CHEW THIS! Pineapple Cheesecake Dreams

The following “CHEW THIS!” column originally appeared in “The Courier-Times” and / or “The Shelbyville News” as well as other publications. Check their websites for further information or write to me for more details as to where this can be viewed.

Pineapple Cheesecake Dreams

I love this dessert! It is simple, light and perfect for the spring time. The crust almost falls about in your mouth and the filling and topping are both so light and airy, you will not believe how much flavor this has. Just the topping itself is enough to make this dessert! Actually, if you like, you can totally make just the topping and call it a “mousse” or even a “frosting” or “filling” for your favorite cake. Yes, it is really that delicious. I mean, how bad could pineapple jam and Cool Whip be together? Ha! 

Years ago, you could find a dessert very similar to this at “Roselyn Bakery”. It needs to be kept chilled, so keep that in mind before making it. Leftovers of this dessert can be kept, covered and chilled, for several days. You could also, as with any other recipe, play around with this and use your favorite jam instead of the pineapple. Just about anything would be good here, I just have found that pineapple is really different and delicious. There is also something “cooling” about it too when you are eating it. 

Pineapple Cheesecake Dreams

For the crust…
1 cup white all-purpose flour
4 tablespoons unsalted butter, melted
1/2 cup confectioner’s sugar

For the filling…
14 oz cream cheese, softened
1/4 cup white granulated sugar
1 large egg

For the topping…
1 cup pineapple jam
Container of Cool Whip

Start by preheating your oven to 400 degrees F. Spray a 9×13-inch pan with non-stock cooking spray containing flour.
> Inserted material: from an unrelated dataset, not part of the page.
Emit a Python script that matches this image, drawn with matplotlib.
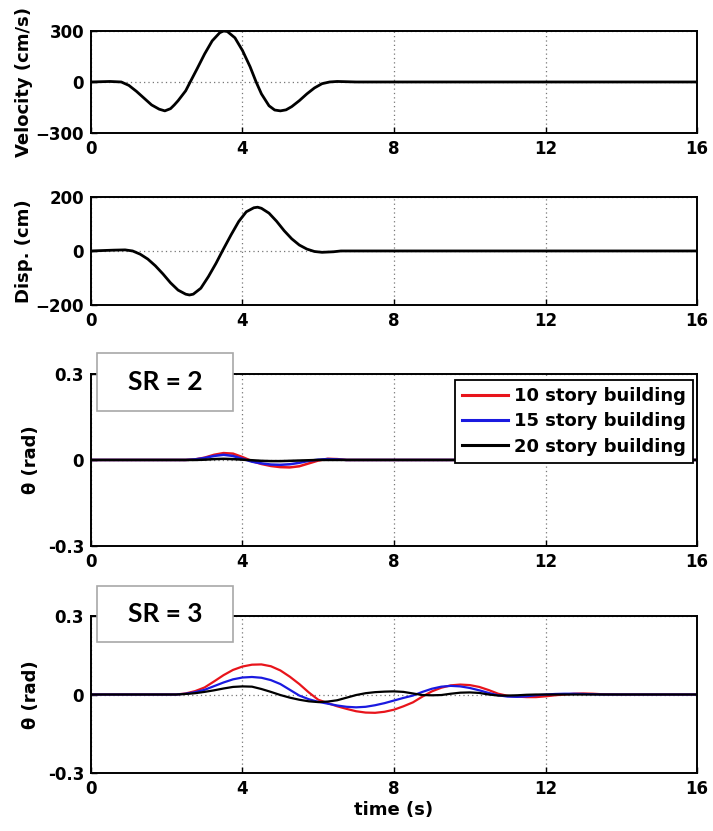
import matplotlib
matplotlib.use("Agg")
import matplotlib.pyplot as plt
from matplotlib.patches import Rectangle

# ground motion - velocity pulse
vel_t = [0, 0.5, 0.8, 1.0, 1.2, 1.4, 1.6, 1.8, 1.95, 2.1, 2.2, 2.3, 2.5, 2.62,
         2.8, 3.0, 3.2, 3.4, 3.5, 3.6, 3.8, 4.0, 4.2, 4.36, 4.5, 4.7, 4.85, 5.0,
         5.15, 5.3, 5.5, 5.7, 5.9, 6.1, 6.3, 6.5, 7.0, 16]
velocity = [0, 3, 0, -20, -55, -95, -135, -160, -170, -157, -135, -110, -52, 0,
            77, 165, 242, 290, 300, 297, 260, 185, 90, 0, -70, -140, -165, -170,
            -164, -145, -110, -70, -35, -10, 0, 3, 0, 0]

# ground displacement
disp_t = [0, 0.6, 0.9, 1.1, 1.3, 1.5, 1.7, 1.9, 2.1, 2.3, 2.5, 2.6, 2.7, 2.9,
          3.1, 3.3, 3.47, 3.7, 3.9, 4.1, 4.3, 4.4, 4.5, 4.7, 4.9, 5.1, 5.3, 5.5,
          5.7, 5.9, 6.1, 6.4, 6.6, 16]
displacement = [0, 3, 4, 0, -12, -30, -55, -85, -118, -145, -160, -163, -160, -138,
                -95, -46, 0, 60, 109, 145, 160, 162, 158, 140, 110, 75, 45, 22,
                7, -2, -5, -3, 0, 0]

# rotation, SR = 2
sr2_t = [0, 2.5, 2.75, 3.0, 3.25, 3.5, 3.75, 4.0, 4.25, 4.5, 4.75, 5.0, 5.25,
         5.5, 5.75, 6.0, 6.25, 6.5, 6.75, 16]
sr2_10 = [0, 0, 0.002, 0.008, 0.018, 0.024, 0.022, 0.01, -0.004, -0.014, -0.021,
          -0.025, -0.026, -0.022, -0.012, -0.002, 0.004, 0.003, 0, 0]
sr2_15 = [0, 0, 0.002, 0.007, 0.014, 0.018, 0.014, 0.004, -0.006, -0.012, -0.016,
          -0.017, -0.015, -0.01, -0.003, 0.001, 0.003, 0.002, 0, 0]
sr2_20 = [0, 0, 0, 0.001, 0.003, 0.004, 0.003, 0.001, -0.001, -0.003, -0.004,
          -0.004, -0.003, -0.002, -0.001, 0, 0, 0, 0, 0]

# rotation, SR = 3
sr3_t = [0, 2.25, 2.5, 2.75, 3.0, 3.25, 3.5, 3.75, 4.0, 4.25, 4.5, 4.75, 5.0,
         5.25, 5.5, 5.75, 6.0, 6.25, 6.5, 6.75, 7.0, 7.25, 7.5, 7.75, 8.0, 8.25,
         8.5, 8.75, 9.0, 9.25, 9.5, 9.75, 10.0, 10.25, 10.5, 10.75, 11.0, 11.25,
         11.5, 11.75, 12.0, 12.25, 12.5, 12.75, 13.0, 13.25, 13.5, 14.0, 16.0]
sr3_10 = [0, 0, 0.004, 0.013, 0.027, 0.05, 0.074, 0.094, 0.107, 0.114, 0.115,
          0.108, 0.092, 0.068, 0.04, 0.008, -0.02, -0.033, -0.045, -0.055, -0.064,
          -0.069, -0.07, -0.066, -0.058, -0.045, -0.03, -0.008, 0.012, 0.026, 0.035,
          0.038, 0.036, 0.029, 0.017, 0.003, -0.005, -0.008, -0.01, -0.01, -0.007,
          -0.003, 0.0, 0.003, 0.004, 0.003, 0.001, 0, 0]
sr3_15 = [0, 0, 0.003, 0.009, 0.018, 0.032, 0.046, 0.058, 0.065, 0.067, 0.064,
          0.055, 0.04, 0.018, -0.004, -0.018, -0.028, -0.035, -0.042, -0.047, -0.049,
          -0.047, -0.041, -0.033, -0.023, -0.013, -0.004, 0.01, 0.022, 0.03, 0.033,
          0.031, 0.025, 0.016, 0.006, -0.003, -0.008, -0.009, -0.007, -0.003, 0.0,
          0.002, 0.003, 0.003, 0.002, 0.001, 0.0, 0, 0]
sr3_20 = [0, 0, 0.002, 0.005, 0.01, 0.016, 0.023, 0.029, 0.031, 0.03, 0.021,
          0.01, -0.002, -0.012, -0.02, -0.026, -0.029, -0.027, -0.022, -0.012, -0.002,
          0.005, 0.009, 0.011, 0.012, 0.01, 0.004, -0.002, -0.003, -0.002, 0.003,
          0.007, 0.008, 0.006, 0.0, -0.004, -0.004, -0.003, -0.001, 0, 0,
          0, 0, 0, 0, 0, 0, 0, 0]

labels = ["10 story building", "15 story building", "20 story building"]
colors = ["#e8141b", "#1a1ae0", "black"]
xticks = [0, 4, 8, 12, 16]

plt.rcParams["font.family"] = "DejaVu Sans"
plt.rcParams["font.weight"] = "bold"

fig = plt.figure(figsize=(7.13, 8.31), dpi=100)

# axes boxes (left, bottom, width, height) in figure fractions
ax1 = fig.add_axes([0.1276, 0.8400, 0.850, 0.1227])
ax2 = fig.add_axes([0.1276, 0.6330, 0.850, 0.1300])
ax3 = fig.add_axes([0.1276, 0.3430, 0.850, 0.2070])
ax4 = fig.add_axes([0.1276, 0.0698, 0.850, 0.1889])

ax1.plot(vel_t, velocity, color="black", lw=2.0)
ax2.plot(disp_t, displacement, color="black", lw=2.0)

for ys, c, lab in zip([sr2_10, sr2_15, sr2_20], colors, labels):
    ax3.plot(sr2_t, ys, color=c, lw=1.8, label=lab)
for ys, c in zip([sr3_10, sr3_15, sr3_20], colors):
    ax4.plot(sr3_t, ys, color=c, lw=1.6)

ax1.set_ylim(-300, 300)
ax1.set_yticks([-300, 0, 300])
ax2.set_ylim(-200, 200)
ax2.set_yticks([-200, 0, 200])
for ax in (ax3, ax4):
    ax.set_ylim(-0.3, 0.3)
    ax.set_yticks([-0.3, 0, 0.3])
    ax.set_yticklabels(["-0.3", "0", "0.3"])

for ax in (ax1, ax2, ax3, ax4):
    ax.set_xlim(0, 16)
    ax.set_xticks(xticks)
    ax.grid(True, color="#777777", ls=(0, (1, 2.5)), lw=0.9)
    ax.tick_params(direction="in", length=4, width=1, labelsize=12, pad=5)
    for sp in ax.spines.values():
        sp.set_linewidth(1.4)
    for lab in ax.get_xticklabels() + ax.get_yticklabels():
        lab.set_fontweight("bold")

ax1.set_ylabel("Velocity (cm/s)", fontsize=13, fontweight="bold")
ax2.set_ylabel("Disp. (cm)", fontsize=13, fontweight="bold")
ax3.set_ylabel("\u03b8 (rad)", fontsize=13, fontweight="bold")
ax4.set_ylabel("\u03b8 (rad)", fontsize=13, fontweight="bold")
ax1.yaxis.set_label_coords(-0.096, 0.5)
ax2.yaxis.set_label_coords(-0.096, 0.5)
ax3.yaxis.set_label_coords(-0.084, 0.5)
ax4.yaxis.set_label_coords(-0.084, 0.5)
ax4.set_xlabel("time (s)", fontsize=13, fontweight="bold", labelpad=2)

leg = ax3.legend(loc="upper right", bbox_to_anchor=(0.9934, 0.965),
                 borderaxespad=0, fancybox=False, framealpha=1,
                 prop={"size": 13, "weight": "bold"}, handlelength=2.5,
                 handletextpad=0.35, labelspacing=0.4, borderpad=0.4)
leg.get_frame().set_edgecolor("black")
leg.get_frame().set_linewidth(1.3)
for line in leg.get_lines():
    line.set_linewidth(2.2)

# SR annotation boxes
for (y0, h, ty), txt in zip([(0.5054, 0.0698, 0.5403), (0.2274, 0.0674, 0.2611)],
                            ["SR = 2", "SR = 3"]):
    fig.patches.append(Rectangle((0.136, y0), 0.1907, h, transform=fig.transFigure,
                                 facecolor="white", edgecolor="#a8a8a8", lw=1.2,
                                 zorder=5))
    fig.text(0.2314, ty, txt, ha="center", va="center", fontsize=19,
             fontweight="bold", family="Lato", zorder=6)

plt.savefig("out.png", dpi=100)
In a large bowl make the crust by combining the white all-purpose flour, melted unsalted butter and confectioner’s sugar. Pat evenly into the bottom of the prepared pan.

In a large bowl cream together the softened cream cheese, white granulated sugar and large egg to make the filling. Pour this evenly over the crust.

Bake in preheated oven 30 minutes.

Remove and allow to cool completely.

In a large bowl combine the pineapple jam with the Cool Whip. Spread evenly over the cheesecake. Cover and refrigerate.

Remove and cut into squares. Serve chilled.

Ask and Answer: I have been getting a few questions about the recipe on my website for bread pudding. It seems that people are curious as to if you can add raisins. You can. I left them out because I prefer mine without but you can totally add in anywhere from 1/4 of a cup to a full cup of raisins. Before adding them in, “plump” them by adding them to about 2 cups of the hottest water you have. Allow them to sit for about 30 minutes and then drain them to use.